[Work to be completed] Copy out the material below in full, but not its images.
— START OF Information supplied —
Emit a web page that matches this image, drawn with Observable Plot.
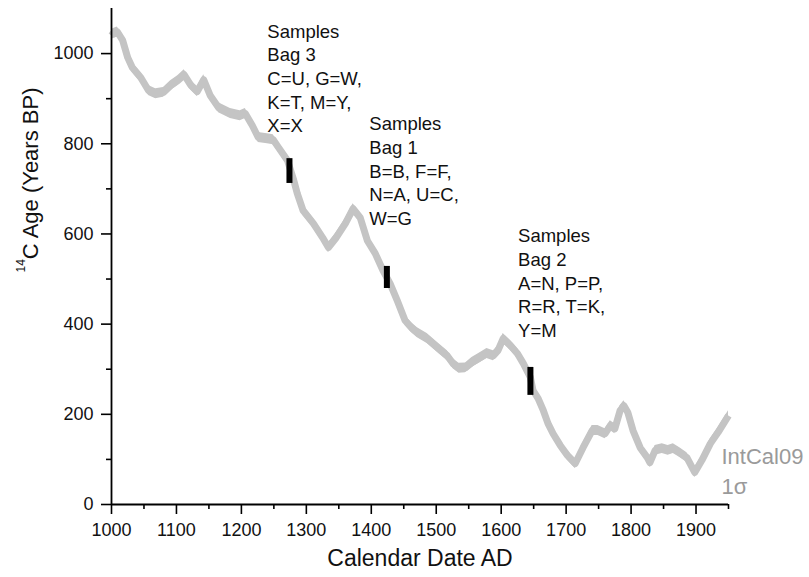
<!DOCTYPE html>
<html>
<head>
<meta charset="utf-8">
<script src="https://cdn.jsdelivr.net/npm/d3@7"></script>
<script src="https://cdn.jsdelivr.net/npm/@observablehq/plot@0.6"></script>
<style>
  html, body { margin: 0; padding: 0; background: #fff; }
  svg { display: block; }
</style>
</head>
<body>
<div id="chart"></div>
<script>
// IntCal09 calibration curve (calendar year AD -> radiocarbon age, years BP)
const years = [1000, 1002, 1009, 1017, 1025, 1032, 1045, 1057, 1068, 1080, 1091, 1102, 1112, 1122, 1132, 1142, 1152, 1165, 1183, 1198, 1206, 1217, 1226, 1240, 1249, 1257, 1271, 1280, 1286, 1295, 1311, 1325, 1334, 1345, 1360, 1372, 1383, 1394, 1406, 1418, 1429, 1440, 1452, 1462, 1471, 1486, 1502, 1517, 1526, 1535, 1545, 1555, 1568, 1578, 1588, 1595, 1603, 1614, 1625, 1634, 1645, 1649, 1657, 1665, 1672, 1680, 1691, 1702, 1714, 1726, 1740, 1749, 1760, 1768, 1775, 1783, 1789, 1795, 1803, 1814, 1825, 1829, 1837, 1848, 1857, 1865, 1875, 1886, 1898, 1909, 1922, 1934, 1950];
const ages = [1040, 1044, 1048, 1030, 991, 969, 947, 918, 911, 914, 929, 940, 953, 930, 916, 942, 907, 880, 867, 862, 867, 840, 814, 811, 809, 792, 763, 722, 690, 652, 623, 592, 570, 590, 623, 656, 636, 585, 557, 519, 490, 452, 408, 392, 381, 368, 348, 330, 312, 302, 303, 315, 326, 335, 330, 341, 368, 353, 335, 313, 282, 253, 235, 208, 180, 157, 131, 109, 91, 126, 164, 164, 157, 175, 168, 208, 219, 204, 164, 126, 104, 93, 120, 124, 120, 124, 115, 104, 71, 98, 135, 160, 197];
const sigma = 11; // 1σ half-width of the band

// Sample bags: calendar position and measured 14C age range
const bagYears = [1274, 1424, 1645];
const bagLow = [712, 479, 242];
const bagHigh = [767, 528, 304];

// Bag annotations
const noteTexts = [
  "Samples\nBag 3\nC=U, G=W,\nK=T, M=Y,\nX=X",
  "Samples\nBag 1\nB=B, F=F,\nN=A, U=C,\nW=G",
  "Samples\nBag 2\nA=N, P=P,\nR=R, T=K,\nY=M"
];
const noteYears = [1240, 1397, 1626];
const noteAges = [1073, 867, 619];

// Axis ticks
const xMajor = [1000, 1100, 1200, 1300, 1400, 1500, 1600, 1700, 1800, 1900];
const xMinor = [1050, 1150, 1250, 1350, 1450, 1550, 1650, 1750, 1850, 1950];
const yMajor = [0, 200, 400, 600, 800, 1000];
const yMinor = [100, 300, 500, 700, 900];

const xTitle = "Calendar Date AD";
const yTitle = "14C Age (Years BP)";
const curveLabel = "IntCal09\n1σ";

const curve = years.map((year, i) => ({year, age: ages[i]}));
const bags = bagYears.map((year, i) => ({year, lo: bagLow[i], hi: bagHigh[i]}));
const notes = noteTexts.map((text, i) => ({text, year: noteYears[i], age: noteAges[i]}));

const band = "#c4c4c4";
const plain = d => String(d);

const chart = Plot.plot({
  width: 809,
  height: 577,
  marginLeft: 111,
  marginRight: 81,
  marginTop: 8,
  marginBottom: 73,
  style: {fontFamily: "'Liberation Sans', Arial, sans-serif", color: "#000", background: "#fff"},
  x: {domain: [1000, 1950]},
  y: {domain: [0, 1100]},
  marks: [
    // calibration band
    Plot.areaY(curve, {x: "year", y1: d => d.age - sigma, y2: d => d.age + sigma, fill: band, curve: "linear"}),
    Plot.line(curve, {x: "year", y: "age", stroke: band, strokeWidth: 7, strokeLinejoin: "round", strokeLinecap: "butt"}),
    // sample bars
    Plot.ruleX(bags, {x: "year", y1: "lo", y2: "hi", stroke: "#000", strokeWidth: 6}),
    // annotations
    Plot.text(notes, {x: "year", y: "age", text: "text", textAnchor: "start", lineAnchor: "top", lineHeight: 1.28, fontSize: 18.5, fill: "#111"}),
    Plot.text([curveLabel], {x: () => 1950, y: () => 137.5, dx: -7, textAnchor: "start", lineAnchor: "top", lineHeight: 1.36, fontSize: 22, fill: "#9a9a9a"}),
    // axes
    Plot.ruleX([1000], {stroke: "#000", strokeWidth: 1.8}),
    Plot.ruleY([0], {stroke: "#000", strokeWidth: 1.8}),
    Plot.axisX(xMajor, {tickSize: 10, tickPadding: 9, fontSize: 18, tickFormat: plain, label: null, stroke: "#000", fill: "#111", strokeWidth: 1.6}),
    Plot.axisX(xMinor, {tickSize: 5, tickFormat: () => "", label: null, stroke: "#000", strokeWidth: 1.6}),
    Plot.axisY(yMajor, {tickSize: 10, tickPadding: 8, fontSize: 18, tickFormat: plain, label: null, stroke: "#000", fill: "#111", strokeWidth: 1.6}),
    Plot.axisY(yMinor, {tickSize: 5, tickFormat: () => "", label: null, stroke: "#000", strokeWidth: 1.6}),
    // axis titles
    Plot.text([xTitle], {frameAnchor: "bottom", dx: 0, dy: 61, fontSize: 23, fill: "#111"}),
    Plot.text([yTitle], {frameAnchor: "left", rotate: -90, dx: -81, dy: 16, fontSize: 22, fill: "#111"})
  ]
});

// superscript mass number in the y-axis title
for (const t of chart.querySelectorAll("text")) {
  if (t.textContent === yTitle) {
    t.textContent = "";
    const ns = "http://www.w3.org/2000/svg";
    const sup = document.createElementNS(ns, "tspan");
    sup.setAttribute("font-size", "12");
    sup.setAttribute("dy", "-13");
    sup.textContent = "14";
    const rest = document.createElementNS(ns, "tspan");
    rest.setAttribute("dy", "13");
    rest.textContent = "C Age (Years BP)";
    t.appendChild(sup);
    t.appendChild(rest);
  }
}

document.getElementById("chart").appendChild(chart);
</script>
</body>
</html>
— END OF Information supplied —
[Right answer]
Emit a web page that matches this image, drawn with Observable Plot.
<!DOCTYPE html>
<html>
<head>
<meta charset="utf-8">
<script src="https://cdn.jsdelivr.net/npm/d3@7"></script>
<script src="https://cdn.jsdelivr.net/npm/@observablehq/plot@0.6"></script>
<style>
  html, body { margin: 0; padding: 0; background: #fff; }
  svg { display: block; }
</style>
</head>
<body>
<div id="chart"></div>
<script>
// IntCal09 calibration curve (calendar year AD -> radiocarbon age, years BP)
const years = [1000, 1002, 1009, 1017, 1025, 1032, 1045, 1057, 1068, 1080, 1091, 1102, 1112, 1122, 1132, 1142, 1152, 1165, 1183, 1198, 1206, 1217, 1226, 1240, 1249, 1257, 1271, 1280, 1286, 1295, 1311, 1325, 1334, 1345, 1360, 1372, 1383, 1394, 1406, 1418, 1429, 1440, 1452, 1462, 1471, 1486, 1502, 1517, 1526, 1535, 1545, 1555, 1568, 1578, 1588, 1595, 1603, 1614, 1625, 1634, 1645, 1649, 1657, 1665, 1672, 1680, 1691, 1702, 1714, 1726, 1740, 1749, 1760, 1768, 1775, 1783, 1789, 1795, 1803, 1814, 1825, 1829, 1837, 1848, 1857, 1865, 1875, 1886, 1898, 1909, 1922, 1934, 1950];
const ages = [1040, 1044, 1048, 1030, 991, 969, 947, 918, 911, 914, 929, 940, 953, 930, 916, 942, 907, 880, 867, 862, 867, 840, 814, 811, 809, 792, 763, 722, 690, 652, 623, 592, 570, 590, 623, 656, 636, 585, 557, 519, 490, 452, 408, 392, 381, 368, 348, 330, 312, 302, 303, 315, 326, 335, 330, 341, 368, 353, 335, 313, 282, 253, 235, 208, 180, 157, 131, 109, 91, 126, 164, 164, 157, 175, 168, 208, 219, 204, 164, 126, 104, 93, 120, 124, 120, 124, 115, 104, 71, 98, 135, 160, 197];
const sigma = 11; // 1σ half-width of the band

// Sample bags: calendar position and measured 14C age range
const bagYears = [1274, 1424, 1645];
const bagLow = [712, 479, 242];
const bagHigh = [767, 528, 304];

// Bag annotations
const noteTexts = [
  "Samples\nBag 3\nC=U, G=W,\nK=T, M=Y,\nX=X",
  "Samples\nBag 1\nB=B, F=F,\nN=A, U=C,\nW=G",
  "Samples\nBag 2\nA=N, P=P,\nR=R, T=K,\nY=M"
];
const noteYears = [1240, 1397, 1626];
const noteAges = [1073, 867, 619];

// Axis ticks
const xMajor = [1000, 1100, 1200, 1300, 1400, 1500, 1600, 1700, 1800, 1900];
const xMinor = [1050, 1150, 1250, 1350, 1450, 1550, 1650, 1750, 1850, 1950];
const yMajor = [0, 200, 400, 600, 800, 1000];
const yMinor = [100, 300, 500, 700, 900];

const xTitle = "Calendar Date AD";
const yTitle = "14C Age (Years BP)";
const curveLabel = "IntCal09\n1σ";

const curve = years.map((year, i) => ({year, age: ages[i]}));
const bags = bagYears.map((year, i) => ({year, lo: bagLow[i], hi: bagHigh[i]}));
const notes = noteTexts.map((text, i) => ({text, year: noteYears[i], age: noteAges[i]}));

const band = "#c4c4c4";
const plain = d => String(d);

const chart = Plot.plot({
  width: 809,
  height: 577,
  marginLeft: 111,
  marginRight: 81,
  marginTop: 8,
  marginBottom: 73,
  style: {fontFamily: "'Liberation Sans', Arial, sans-serif", color: "#000", background: "#fff"},
  x: {domain: [1000, 1950]},
  y: {domain: [0, 1100]},
  marks: [
    // calibration band
    Plot.areaY(curve, {x: "year", y1: d => d.age - sigma, y2: d => d.age + sigma, fill: band, curve: "linear"}),
    Plot.line(curve, {x: "year", y: "age", stroke: band, strokeWidth: 7, strokeLinejoin: "round", strokeLinecap: "butt"}),
    // sample bars
    Plot.ruleX(bags, {x: "year", y1: "lo", y2: "hi", stroke: "#000", strokeWidth: 6}),
    // annotations
    Plot.text(notes, {x: "year", y: "age", text: "text", textAnchor: "start", lineAnchor: "top", lineHeight: 1.28, fontSize: 18.5, fill: "#111"}),
    Plot.text([curveLabel], {x: () => 1950, y: () => 137.5, dx: -7, textAnchor: "start", lineAnchor: "top", lineHeight: 1.36, fontSize: 22, fill: "#9a9a9a"}),
    // axes
    Plot.ruleX([1000], {stroke: "#000", strokeWidth: 1.8}),
    Plot.ruleY([0], {stroke: "#000", strokeWidth: 1.8}),
    Plot.axisX(xMajor, {tickSize: 10, tickPadding: 9, fontSize: 18, tickFormat: plain, label: null, stroke: "#000", fill: "#111", strokeWidth: 1.6}),
    Plot.axisX(xMinor, {tickSize: 5, tickFormat: () => "", label: null, stroke: "#000", strokeWidth: 1.6}),
    Plot.axisY(yMajor, {tickSize: 10, tickPadding: 8, fontSize: 18, tickFormat: plain, label: null, stroke: "#000", fill: "#111", strokeWidth: 1.6}),
    Plot.axisY(yMinor, {tickSize: 5, tickFormat: () => "", label: null, stroke: "#000", strokeWidth: 1.6}),
    // axis titles
    Plot.text([xTitle], {frameAnchor: "bottom", dx: 0, dy: 61, fontSize: 23, fill: "#111"}),
    Plot.text([yTitle], {frameAnchor: "left", rotate: -90, dx: -81, dy: 16, fontSize: 22, fill: "#111"})
  ]
});

// superscript mass number in the y-axis title
for (const t of chart.querySelectorAll("text")) {
  if (t.textContent === yTitle) {
    t.textContent = "";
    const ns = "http://www.w3.org/2000/svg";
    const sup = document.createElementNS(ns, "tspan");
    sup.setAttribute("font-size", "12");
    sup.setAttribute("dy", "-13");
    sup.textContent = "14";
    const rest = document.createElementNS(ns, "tspan");
    rest.setAttribute("dy", "13");
    rest.textContent = "C Age (Years BP)";
    t.appendChild(sup);
    t.appendChild(rest);
  }
}

document.getElementById("chart").appendChild(chart);
</script>
</body>
</html>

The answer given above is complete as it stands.